Source data:
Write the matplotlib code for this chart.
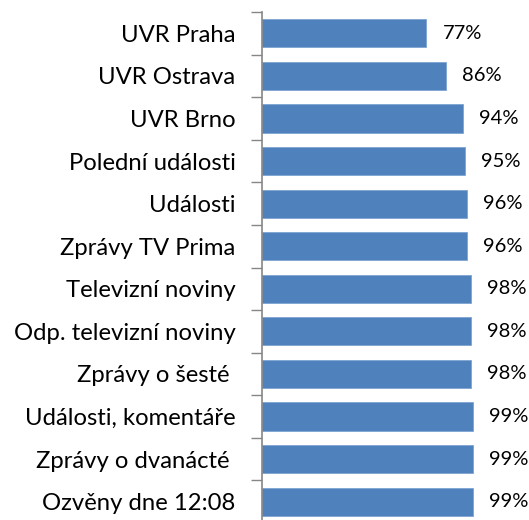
import numpy as np
import matplotlib.pyplot as plt

categories = ["UVR Praha", "UVR Ostrava", "UVR Brno", "Polední události", "Události",
              "Zprávy TV Prima", "Televizní noviny", "Odp. televizní noviny",
              "Zprávy o šesté ", "Události, komentáře", "Zprávy o dvanácté ",
              "Ozvěny dne 12:08"]
values = [77, 86, 94, 95, 96, 96, 98, 98, 98, 99, 99, 99]

plt.rcParams['font.family'] = ['Lato', 'DejaVu Sans']

fig = plt.figure(figsize=(5.29, 5.20), dpi=100)
ax = fig.add_axes([262 / 529, -3 / 520, 267 / 529, 511 / 520])

y = np.arange(len(categories))
ax.barh(y, values, height=0.66, color='#4F81BD', edgecolor='#7FA3D3', linewidth=0.6)
for yi, v in zip(y, values):
    ax.text(v + 7.5, yi, f"{v}%", va='center', ha='left', fontsize=14.5, color='black')

ax.set_xlim(0, 125)
ax.set_ylim(len(categories) - 0.5, -0.5)
ax.set_yticks(y)
ax.set_yticklabels(categories, fontsize=17.2)
ax.set_yticks(np.arange(len(categories) + 1) - 0.5, minor=True)
ax.tick_params(axis='y', which='major', length=0, pad=19)
ax.tick_params(axis='y', which='minor', length=8, color='#868686', width=1)
ax.xaxis.set_visible(False)
for s in ['top', 'right', 'bottom']:
    ax.spines[s].set_visible(False)
ax.spines['left'].set_color('#868686')
ax.spines['left'].set_linewidth(1.2)

fig.savefig('out.png', dpi=100)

What you should do:
Retype the listing exactly. Pictures do not belong in the copy.

Task response:
Write the matplotlib code for this chart.
import numpy as np
import matplotlib.pyplot as plt

categories = ["UVR Praha", "UVR Ostrava", "UVR Brno", "Polední události", "Události",
              "Zprávy TV Prima", "Televizní noviny", "Odp. televizní noviny",
              "Zprávy o šesté ", "Události, komentáře", "Zprávy o dvanácté ",
              "Ozvěny dne 12:08"]
values = [77, 86, 94, 95, 96, 96, 98, 98, 98, 99, 99, 99]

plt.rcParams['font.family'] = ['Lato', 'DejaVu Sans']

fig = plt.figure(figsize=(5.29, 5.20), dpi=100)
ax = fig.add_axes([262 / 529, -3 / 520, 267 / 529, 511 / 520])

y = np.arange(len(categories))
ax.barh(y, values, height=0.66, color='#4F81BD', edgecolor='#7FA3D3', linewidth=0.6)
for yi, v in zip(y, values):
    ax.text(v + 7.5, yi, f"{v}%", va='center', ha='left', fontsize=14.5, color='black')

ax.set_xlim(0, 125)
ax.set_ylim(len(categories) - 0.5, -0.5)
ax.set_yticks(y)
ax.set_yticklabels(categories, fontsize=17.2)
ax.set_yticks(np.arange(len(categories) + 1) - 0.5, minor=True)
ax.tick_params(axis='y', which='major', length=0, pad=19)
ax.tick_params(axis='y', which='minor', length=8, color='#868686', width=1)
ax.xaxis.set_visible(False)
for s in ['top', 'right', 'bottom']:
    ax.spines[s].set_visible(False)
ax.spines['left'].set_color('#868686')
ax.spines['left'].set_linewidth(1.2)

fig.savefig('out.png', dpi=100)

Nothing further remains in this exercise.